My concern is simple, yet profound:
Will hunger force the electoral space to bow before moneybags—direct or proxy—who possess resources but lack clarity, character, competence, and the faintest clue about governance?
If that happens, then the decadence we collectively lament today will deepen beyond imagination.
Just take a look at our refereeing landscape—once a source of continental pride, now a cautionary tale. CAF and FIFA once relied on Nigerian arbiters for their biggest fixtures; today, our officials struggle for credibility because the rot that afflicts our public systems has seeped into our sports architecture. If football—the one arena where Nigerians consistently find unity—can suffer this decline, what then becomes of our politics?
The “FIFA Room” in Abuja: A Ghost That Still Haunts Us
Let us not pretend to forget.
Years ago, we were “boboed,” serially and shamelessly, with “FIFA this” and “FIFA that”—all from a mysterious room in Abuja where football governance was privatized, manipulated, and deodorized with foreign jargon. Every attempt at accountability was dismissed as “government interference.” Every exposure of wrongdoing was waved away with threats of sanctions.
Yet history offers evidence—solid and undeniable—that semi-government intervention, done in good faith and within legal bounds, has stabilized football in several countries. Holland. Brazil. Even Egypt. In none of these cases did heaven fall. The only thing that fell was corruption.
2026 World Cup Windfall: A Missed Opportunity With Generational Consequences
Look at the nations preparing for the 2026 FIFA World Cup—Canada, Mexico, and the United States.
The windfall they are set to receive is not mere “football money”; it is a structured economic injection capable of improving:
• employment generation
• tourism
• infrastructure
• local football ecosystems
• youth development
• national branding
Billions of dollars will move. Jobs will be created. New stadiums will rise. Local economies will breathe. Even cities that only host training bases will feel the impact.
Now, imagine Nigeria—with our population, passion, and talent—benefiting from such a wave.

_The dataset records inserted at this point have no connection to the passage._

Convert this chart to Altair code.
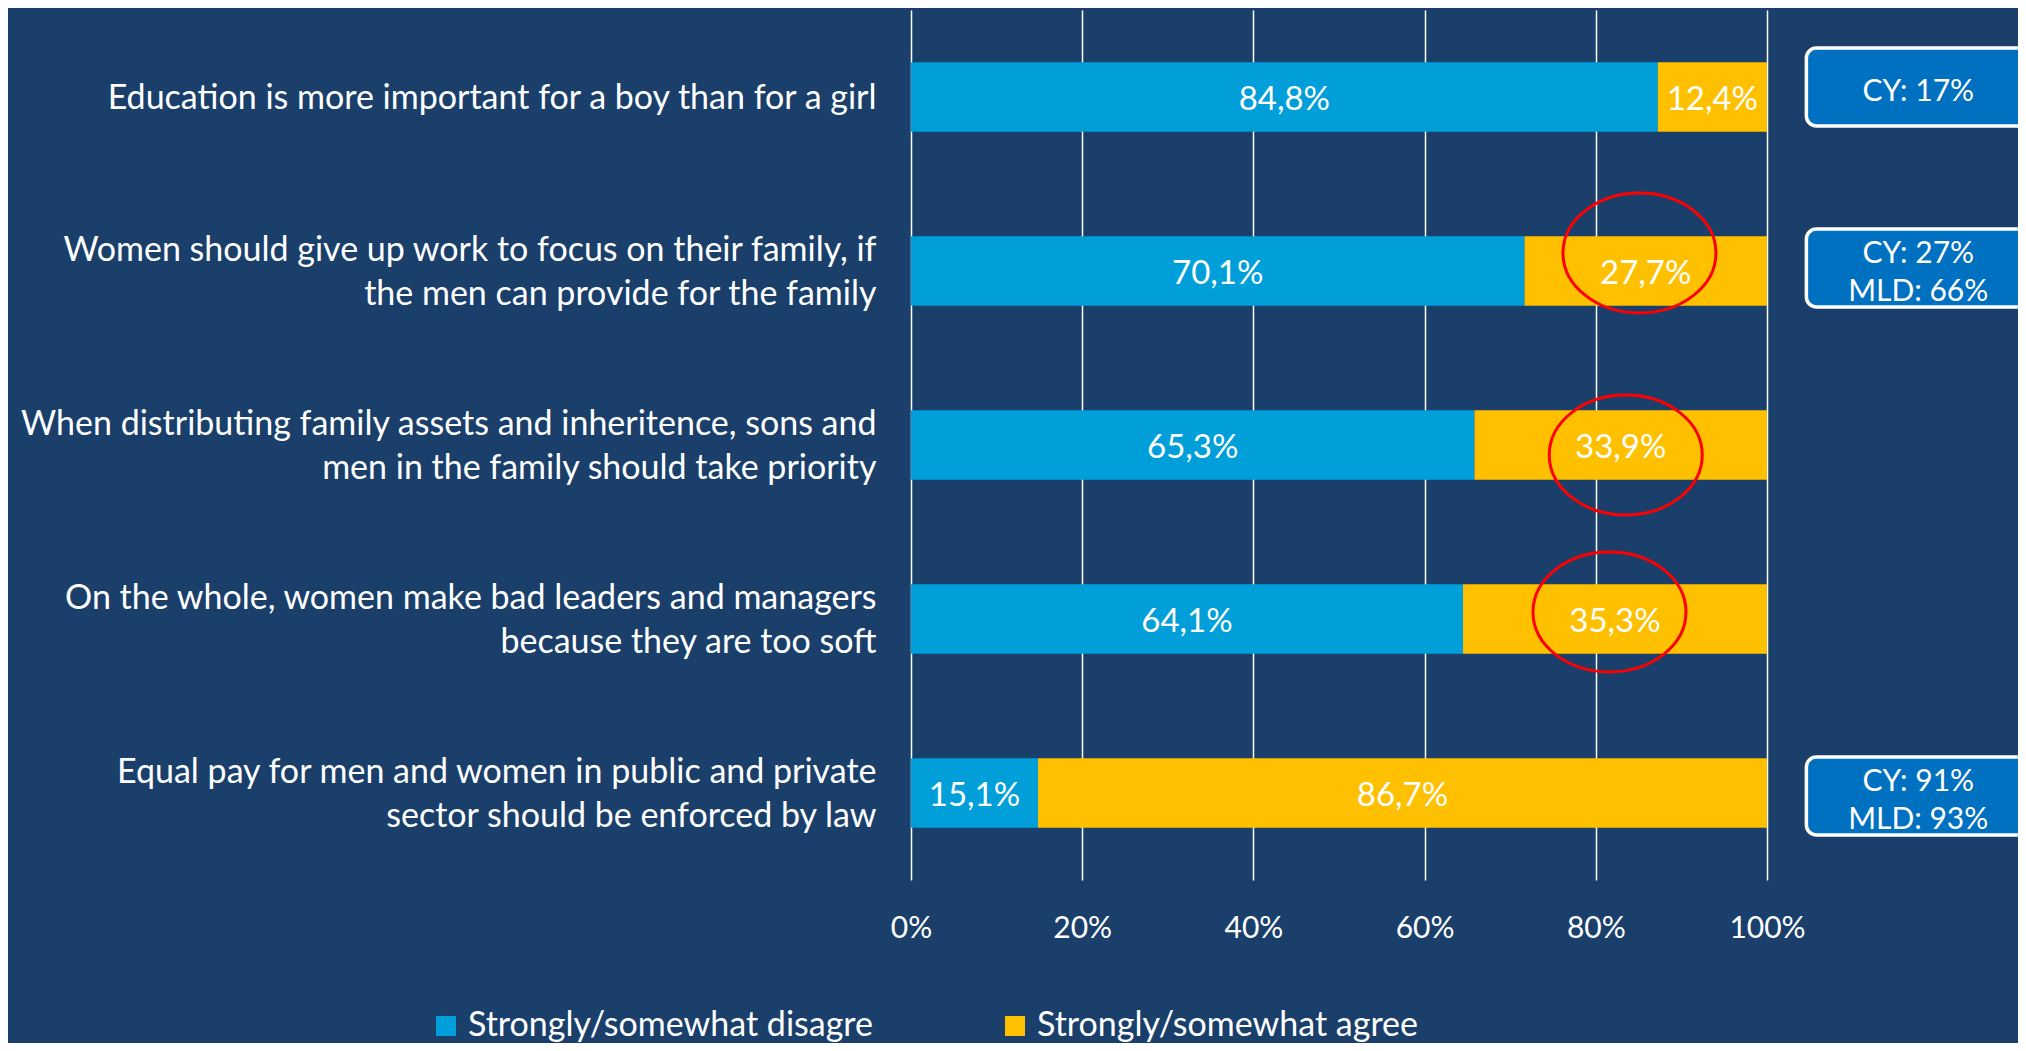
import altair as alt
import pandas as pd

# ---- data ----
questions = [
    "Education is more important for a boy than for a girl",
    "Women should give up work to focus on their family, if|the men can provide for the family",
    "When distributing family assets and inheritence, sons and|men in the family should take priority",
    "On the whole, women make bad leaders and managers|because they are too soft",
    "Equal pay for men and women in public and private|sector should be enforced by law",
]
disagree = [84.8, 70.1, 65.3, 64.1, 15.1]
agree = [12.4, 27.7, 33.9, 35.3, 86.7]
series = ["Strongly/somewhat disagre", "Strongly/somewhat agree"]
colors = ["#009FDA", "#FFC000"]

box_rows = [0, 1, 4]
box_texts = ["CY: 17%", "CY: 27%\nMLD: 66%", "CY: 91%\nMLD: 93%"]
box_dy = [-10, -3, 3]

ring_rows = [1, 2, 3]
ring_x = [0.851, 0.835, 0.816]
ring_dy = [-18, 10, -7]

BG = "#1A3F6B"
FONT = "Lato"

rows = []
for q, d, a in zip(questions, disagree, agree):
    for i, (s, v) in enumerate(zip(series, [d, a])):
        rows.append({"question": q, "series": s, "value": v, "order": i,
                     "label": f"{v:.1f}".replace(".", ",") + "%"})
df = pd.DataFrame(rows)

yscale = alt.Scale(domain=questions, paddingInner=0.6, paddingOuter=0.3)
xscale = alt.Scale(domain=[0, 1], nice=False, zero=True)

y_axis = alt.Axis(title=None, labelExpr="split(datum.label, '|')",
                  labelFontSize=34, labelColor="white", labelFont=FONT,
                  labelAlign="right", labelBaseline="middle", labelPadding=35,
                  labelLimit=1200, labelLineHeight=44, ticks=False, domain=False, grid=False,
                  labelOffset={"condition": {"test": "indexof(datum.value, '|') >= 0",
                                             "value": -20}, "value": 2})
y_enc = alt.Y("question:N", sort=questions, scale=yscale, axis=y_axis)

x_axis = alt.Axis(title=None, format=".0%", values=[0, 0.2, 0.4, 0.6, 0.8, 1.0],
                  grid=True, gridColor="white", gridWidth=1.5, gridOpacity=1,
                  ticks=False, domain=False, labelFontSize=30, labelColor="white",
                  labelFont=FONT, labelPadding=33, labelFlush=False)

base = alt.Chart(df).transform_stack(
    stack="value", groupby=["question"], as_=["x0", "x1"], offset="normalize",
    sort=[alt.SortField("order", order="ascending")]
).transform_calculate(xm="(datum.x0 + datum.x1) / 2")

bars = base.mark_bar().encode(
    x=alt.X("x0:Q", scale=xscale, axis=x_axis),
    x2="x1:Q",
    y=y_enc,
    color=alt.Color("series:N", scale=alt.Scale(domain=series, range=colors),
                    legend=alt.Legend(title=None, orient="none", legendX=-482, legendY=999,
                                      direction="horizontal", symbolType="square",
                                      symbolSize=400, symbolStrokeWidth=0, padding=0,
                                      labelFontSize=34, labelColor="white", labelFont=FONT,
                                      labelOffset=5, columnPadding=125, labelLimit=1000)),
    order=alt.Order("order:Q"),
)

labels = base.mark_text(color="white", fontSize=33, font=FONT, dy=3).encode(
    x=alt.X("xm:Q", scale=xscale, axis=x_axis),
    y=y_enc,
    text="label:N",
)

layers = [bars, labels]

box_x0 = 1.046
box_x1 = 1.33
box_tx = 1.1767
for r, t, dy in zip(box_rows, box_texts, box_dy):
    bdf = pd.DataFrame({"question": [questions[r]], "x0": [box_x0], "x1": [box_x1],
                        "xt": [box_tx], "t": [t]})
    nlines = t.count("\n") + 1
    layers.append(alt.Chart(bdf).mark_bar(size=78, cornerRadius=10, fill="#0070C0",
                                          stroke="white", strokeWidth=3.5, yOffset=dy).encode(
        x=alt.X("x0:Q", scale=xscale, axis=x_axis), x2="x1:Q", y=y_enc))
    layers.append(alt.Chart(bdf).mark_text(color="white", fontSize=30, font=FONT,
                                           lineBreak="\n", lineHeight=38,
                                           yOffset=dy + 5 - 19 * (nlines - 1)).encode(
        x=alt.X("xt:Q", scale=xscale, axis=x_axis), y=y_enc, text="t:N"))

ellipse = "M -1 0 A 1 0.784 0 1 0 1 0 A 1 0.784 0 1 0 -1 0 Z"
for r, xv, dy in zip(ring_rows, ring_x, ring_dy):
    rdf = pd.DataFrame({"question": [questions[r]], "rx": [xv]})
    layers.append(alt.Chart(rdf).mark_point(shape=ellipse, size=153 * 153, filled=False,
                                            stroke="#FF0000", strokeWidth=3, opacity=1,
                                            yOffset=dy).encode(
        x=alt.X("rx:Q", scale=xscale, axis=x_axis), y=y_enc))

chart = alt.layer(*layers).properties(
    width=856, height=870,
    autosize=alt.AutoSizeParams(type="none"),
    padding={"left": 903, "top": 2, "right": 251, "bottom": 163},
    background=BG,
).configure_view(stroke=None)

chart.save("out.html", embed_options={"renderer": "svg", "actions": False})
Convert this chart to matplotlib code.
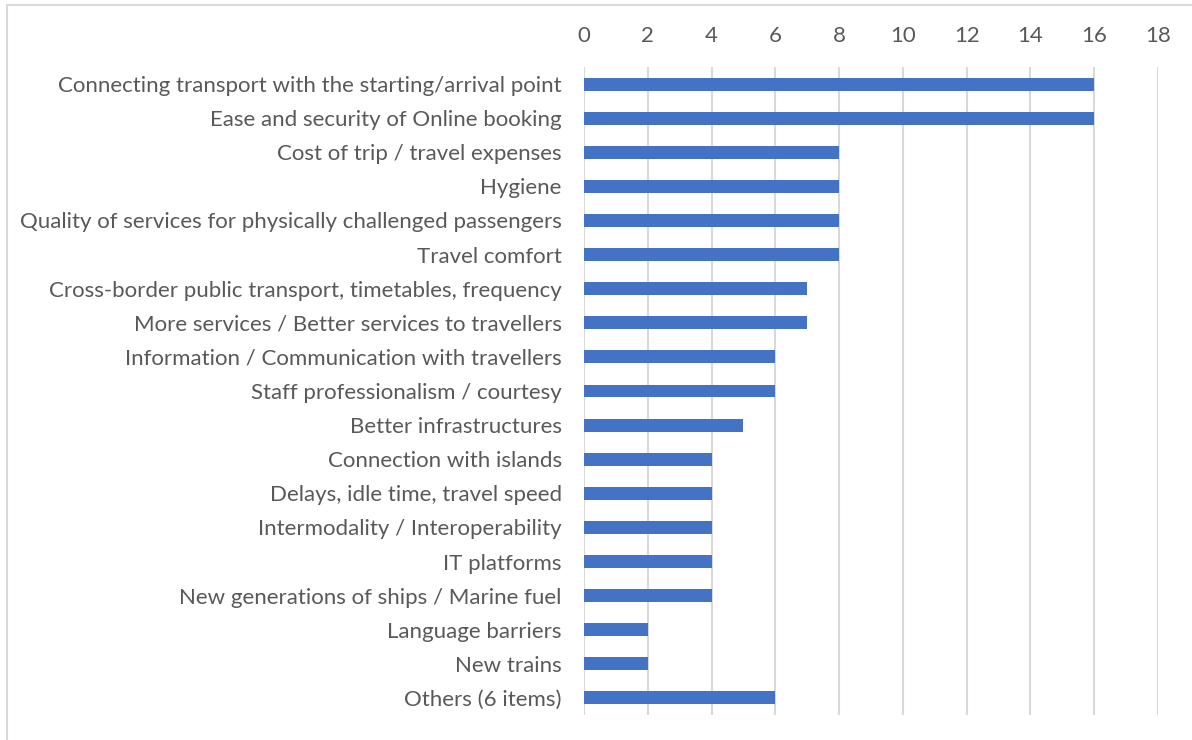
import matplotlib
matplotlib.use("Agg")
import matplotlib.pyplot as plt
from matplotlib.patches import Rectangle

categories = [
    "Connecting transport with the starting/arrival point",
    "Ease and security of Online booking",
    "Cost of trip / travel expenses",
    "Hygiene",
    "Quality of services for physically challenged passengers",
    "Travel comfort",
    "Cross-border public transport, timetables, frequency",
    "More services / Better services to travellers",
    "Information / Communication with travellers",
    "Staff professionalism / courtesy",
    "Better infrastructures",
    "Connection with islands",
    "Delays, idle time, travel speed",
    "Intermodality / Interoperability",
    "IT platforms",
    "New generations of ships / Marine fuel",
    "Language barriers",
    "New trains",
    "Others (6 items)",
]
counts = [16, 16, 8, 8, 8, 8, 7, 7, 6, 6, 5, 4, 4, 4, 4, 4, 2, 2, 6]
ticks = [0, 2, 4, 6, 8, 10, 12, 14, 16, 18]

plt.rcParams['font.family'] = ['Lato', 'DejaVu Sans']
text_col = "#595959"
grid_col = "#d9d9d9"

fig = plt.figure(figsize=(11.92, 7.40), dpi=100)
ax = fig.add_axes([584 / 1192, 1 - 715 / 740, (1158 - 584) / 1192, (715 - 67) / 740])

ypos = list(range(len(categories)))
ax.barh(ypos, counts, height=0.38, color="#4472C4", zorder=3)

ax.set_ylim(len(categories) - 0.5, -0.5)
ax.set_xlim(0, 18)
ax.set_xticks(ticks)
ax.set_xticklabels([str(t) for t in ticks])
ax.xaxis.tick_top()
ax.set_yticks(ypos)
ax.set_yticklabels(categories)

ax.tick_params(axis="x", length=0, pad=15, labelsize=16, labelcolor=text_col)
ax.tick_params(axis="y", length=0, pad=16, labelsize=16, labelcolor=text_col)

ax.grid(axis="x", color=grid_col, linewidth=1.5, zorder=0)
for s in ax.spines.values():
    s.set_visible(False)

# outer chart frame
fig.add_artist(Rectangle((7 / 1192, -0.1), 1.2, 1 - 5 / 740 + 0.1,
                         transform=fig.transFigure, fill=False,
                         edgecolor=grid_col, linewidth=1.5))

fig.savefig("out.png", dpi=100)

But we are not benefiting.
We are excluded.
We are spectators—again.
And why?
Because the same opportunists who captured football governance using statutes we never domesticated succeeded in keeping the system opaque, unaccountable, and vulnerable. We inherited dysfunction, nurtured it, normalized it, and now export it.
Domestication of Football Statutes: The Future Battleground
With the emerging wave of global reforms, one truth is becoming inevitable:
No nation can keep hiding under ambiguous “non-interference” clauses forever.
FIFA’s new posture increasingly encourages transparent governance, clearer financial reporting, and localized statutes that align global principles with national laws.
When Nigeria eventually domesticates these statutes—properly and without political coloration—a cleansing will occur.
It may take time.
It may face resistance.
But it will chase away the opportunists who profit from confusion, vacuum, and lack of structure.
We Cannot Run From the Truth
The truth is that unless we confront the systemic rot that links hunger, politics, and football administration, we will keep recycling the same failures. Electoral integrity will remain hostage. Football development will remain stagnant. Our youth will remain disillusioned. And our nation will continue to lose out on global opportunities that others maximize effortlessly.
Nigeria must decide—and quickly—whether to continue bending until it breaks, or to straighten itself with courage, reform, and the political will to chase away those who have fed fat on the system.
Because if we fail, then indeed:
We will continue to bleed. We will continue to bleat. And history will record that we saw the danger coming and looked away.